EXERCISE AIM:
Return the listing below verbatim. Pictures do not belong in the copy.
.....
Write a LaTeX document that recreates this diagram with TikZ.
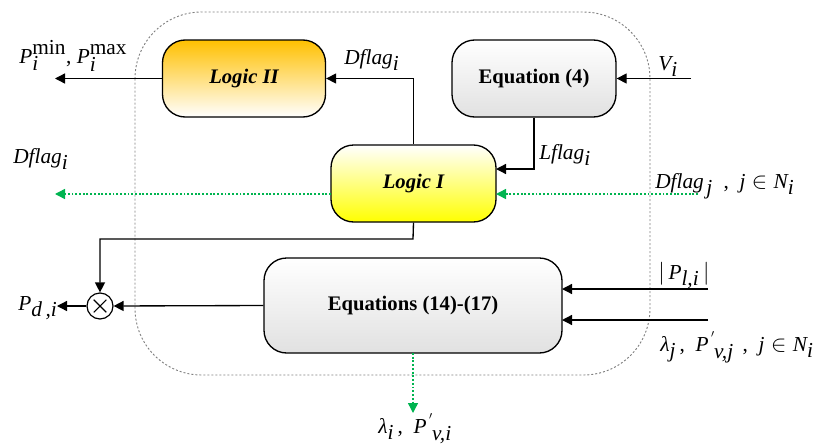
\documentclass[tikz,border=0pt]{standalone}
\usepackage{fontspec}
\setmainfont{Liberation Serif}
\usetikzlibrary{arrows.meta,calc}
\definecolor{orangetop}{RGB}{255,192,0}
\definecolor{gyellow}{RGB}{255,255,0}
\definecolor{ggray}{RGB}{225,225,225}
\definecolor{dgreen}{RGB}{0,180,80}
\tikzset{
  blk/.style={draw,line width=1pt,rounded corners=17pt,inner sep=0pt,font=\fontsize{15.5}{18}\selectfont\bfseries},
  arr/.style={line width=1pt,-{Triangle[length=7.5pt,width=7.5pt]}},
  garr/.style={line width=1.1pt,dgreen,dash pattern=on 1.4pt off 1.4pt,-{Triangle[length=7.5pt,width=7.5pt]}},
  lbl/.style={anchor=base west,inner sep=0pt,font=\fontsize{16}{19}\selectfont},
}
\newcommand{\ti}[1]{\textit{#1}}
\begin{document}
\begin{tikzpicture}[x=0.75pt,y=-0.75pt]
\useasboundingbox (0,0) rectangle (831,446);
% outer dashed frame
\draw[gray,line width=0.7pt,dash pattern=on 1.5pt off 1.5pt,rounded corners=50pt] (135,12) rectangle (650,375);
% blocks
\node[blk,top color=orangetop,bottom color=white,minimum width=122.25pt,minimum height=57.75pt] (L2) at (244,78.5) {\itshape Logic II};
\node[blk,top color=white,bottom color=ggray,minimum width=123pt,minimum height=57.75pt] (E4) at (534,78.5) {Equation (4)};
\node[blk,top color=white,bottom color=gyellow,minimum width=123.75pt,minimum height=57.75pt] (L1) at (413.5,183.5) {\itshape Logic I};
\node[blk,top color=white,bottom color=ggray,minimum width=223.5pt,minimum height=71.25pt] (EQ) at (413,305.5) {Equations (14)-(17)};
\node[draw,circle,line width=0.9pt,minimum size=19.5pt,inner sep=0pt,
  path picture={\draw[line width=0.8pt] (path picture bounding box.south west)++(5pt,5pt) -- ++(9.5pt,9.5pt);
                \draw[line width=0.8pt] (path picture bounding box.north west)++(5pt,-5pt) -- ++(9.5pt,-9.5pt);}] (M) at (100,306) {};
% free ends
\coordinate (pout) at (55,78.5);
\coordinate (vin) at (691,78.5);
\coordinate (lf) at (496,169);
\coordinate (dgin) at (698,194);
\coordinate (dgR) at (496,194);
\coordinate (dgL) at (331,194);
\coordinate (dgout) at (55,194);
\coordinate (bend) at (413,239);
\coordinate (pdout) at (57,306);
\coordinate (pl) at (708,289);
\coordinate (plin) at (562,289);
\coordinate (lam) at (708,320);
\coordinate (lamin) at (562,320);
\coordinate (eqb) at (413,353);
\coordinate (lout) at (413,413);
% connectors
\draw[arr] (L2.west) -- (pout);
\draw[arr] (L1.north) |- (L2.east);
\draw[arr] (vin) -- (E4.east);
\draw[arr] (E4.south) |- (lf);
\draw[garr] (dgin) -- (dgR);
\draw[garr] (dgL) -- (dgout);
\draw[arr] (L1.south) -- (bend) -| (M.north);
\draw[arr] (EQ.west) -- (M.east);
\draw[arr] (M.west) -- (pdout);
\draw[arr] (pl) -- (plin);
\draw[arr] (lam) -- (lamin);
\draw[garr] (eqb) -- (lout);
% labels
\node[lbl] (t1) at (19,63) {$\ti{P}^{\scriptscriptstyle\textrm{min}}_{\scriptscriptstyle\ti{i}}$, $\ti{P}^{\scriptscriptstyle\textrm{max}}_{\scriptscriptstyle\ti{i}}$};
\node[lbl] (t2) at (344,64) {$\ti{Dflag}_{\ti{i}}$};
\node[lbl] (t3) at (539,159) {$\ti{Lflag}_{\ti{i}}$};
\node[lbl] (t4) at (658,70) {$\ti{V}_{\ti{i}}$};
\node[lbl] (t5) at (655,188) {$\ti{Dflag}_{\,\ti{j}}$\ \ ,\ \ $\ti{j}\in \ti{N}_{\ti{i}}$};
\node[lbl] (t6) at (13,163) {$\ti{Dflag}_{\ti{i}}$};
\node[lbl] (t7) at (18,310) {$\ti{P}_{\ti{d\,,i}}$};
\node[lbl] (t8) at (658,279) {$|\,\ti{P}_{\ti{l,i}}\,|$};
\node[lbl] (t9) at (660,351) {$\ti{λ}_{\ti{j}}$\,, \ $\ti{P}^{\,'}_{\ \ti{v,j}}$\ \,, \ $\ti{j}\in \ti{N}_{\ti{i}}$};
\node[lbl] (t10) at (378,433) {$\ti{λ}_{\ti{i}}$\,, \ $\ti{P}^{\,'}_{\ \ti{v,i}}$};
\end{tikzpicture}
\end{document}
.....
PROBLEM SOLUTION:
Write a LaTeX document that recreates this diagram with TikZ.
\documentclass[tikz,border=0pt]{standalone}
\usepackage{fontspec}
\setmainfont{Liberation Serif}
\usetikzlibrary{arrows.meta,calc}
\definecolor{orangetop}{RGB}{255,192,0}
\definecolor{gyellow}{RGB}{255,255,0}
\definecolor{ggray}{RGB}{225,225,225}
\definecolor{dgreen}{RGB}{0,180,80}
\tikzset{
  blk/.style={draw,line width=1pt,rounded corners=17pt,inner sep=0pt,font=\fontsize{15.5}{18}\selectfont\bfseries},
  arr/.style={line width=1pt,-{Triangle[length=7.5pt,width=7.5pt]}},
  garr/.style={line width=1.1pt,dgreen,dash pattern=on 1.4pt off 1.4pt,-{Triangle[length=7.5pt,width=7.5pt]}},
  lbl/.style={anchor=base west,inner sep=0pt,font=\fontsize{16}{19}\selectfont},
}
\newcommand{\ti}[1]{\textit{#1}}
\begin{document}
\begin{tikzpicture}[x=0.75pt,y=-0.75pt]
\useasboundingbox (0,0) rectangle (831,446);
% outer dashed frame
\draw[gray,line width=0.7pt,dash pattern=on 1.5pt off 1.5pt,rounded corners=50pt] (135,12) rectangle (650,375);
% blocks
\node[blk,top color=orangetop,bottom color=white,minimum width=122.25pt,minimum height=57.75pt] (L2) at (244,78.5) {\itshape Logic II};
\node[blk,top color=white,bottom color=ggray,minimum width=123pt,minimum height=57.75pt] (E4) at (534,78.5) {Equation (4)};
\node[blk,top color=white,bottom color=gyellow,minimum width=123.75pt,minimum height=57.75pt] (L1) at (413.5,183.5) {\itshape Logic I};
\node[blk,top color=white,bottom color=ggray,minimum width=223.5pt,minimum height=71.25pt] (EQ) at (413,305.5) {Equations (14)-(17)};
\node[draw,circle,line width=0.9pt,minimum size=19.5pt,inner sep=0pt,
  path picture={\draw[line width=0.8pt] (path picture bounding box.south west)++(5pt,5pt) -- ++(9.5pt,9.5pt);
                \draw[line width=0.8pt] (path picture bounding box.north west)++(5pt,-5pt) -- ++(9.5pt,-9.5pt);}] (M) at (100,306) {};
% free ends
\coordinate (pout) at (55,78.5);
\coordinate (vin) at (691,78.5);
\coordinate (lf) at (496,169);
\coordinate (dgin) at (698,194);
\coordinate (dgR) at (496,194);
\coordinate (dgL) at (331,194);
\coordinate (dgout) at (55,194);
\coordinate (bend) at (413,239);
\coordinate (pdout) at (57,306);
\coordinate (pl) at (708,289);
\coordinate (plin) at (562,289);
\coordinate (lam) at (708,320);
\coordinate (lamin) at (562,320);
\coordinate (eqb) at (413,353);
\coordinate (lout) at (413,413);
% connectors
\draw[arr] (L2.west) -- (pout);
\draw[arr] (L1.north) |- (L2.east);
\draw[arr] (vin) -- (E4.east);
\draw[arr] (E4.south) |- (lf);
\draw[garr] (dgin) -- (dgR);
\draw[garr] (dgL) -- (dgout);
\draw[arr] (L1.south) -- (bend) -| (M.north);
\draw[arr] (EQ.west) -- (M.east);
\draw[arr] (M.west) -- (pdout);
\draw[arr] (pl) -- (plin);
\draw[arr] (lam) -- (lamin);
\draw[garr] (eqb) -- (lout);
% labels
\node[lbl] (t1) at (19,63) {$\ti{P}^{\scriptscriptstyle\textrm{min}}_{\scriptscriptstyle\ti{i}}$, $\ti{P}^{\scriptscriptstyle\textrm{max}}_{\scriptscriptstyle\ti{i}}$};
\node[lbl] (t2) at (344,64) {$\ti{Dflag}_{\ti{i}}$};
\node[lbl] (t3) at (539,159) {$\ti{Lflag}_{\ti{i}}$};
\node[lbl] (t4) at (658,70) {$\ti{V}_{\ti{i}}$};
\node[lbl] (t5) at (655,188) {$\ti{Dflag}_{\,\ti{j}}$\ \ ,\ \ $\ti{j}\in \ti{N}_{\ti{i}}$};
\node[lbl] (t6) at (13,163) {$\ti{Dflag}_{\ti{i}}$};
\node[lbl] (t7) at (18,310) {$\ti{P}_{\ti{d\,,i}}$};
\node[lbl] (t8) at (658,279) {$|\,\ti{P}_{\ti{l,i}}\,|$};
\node[lbl] (t9) at (660,351) {$\ti{λ}_{\ti{j}}$\,, \ $\ti{P}^{\,'}_{\ \ti{v,j}}$\ \,, \ $\ti{j}\in \ti{N}_{\ti{i}}$};
\node[lbl] (t10) at (378,433) {$\ti{λ}_{\ti{i}}$\,, \ $\ti{P}^{\,'}_{\ \ti{v,i}}$};
\end{tikzpicture}
\end{document}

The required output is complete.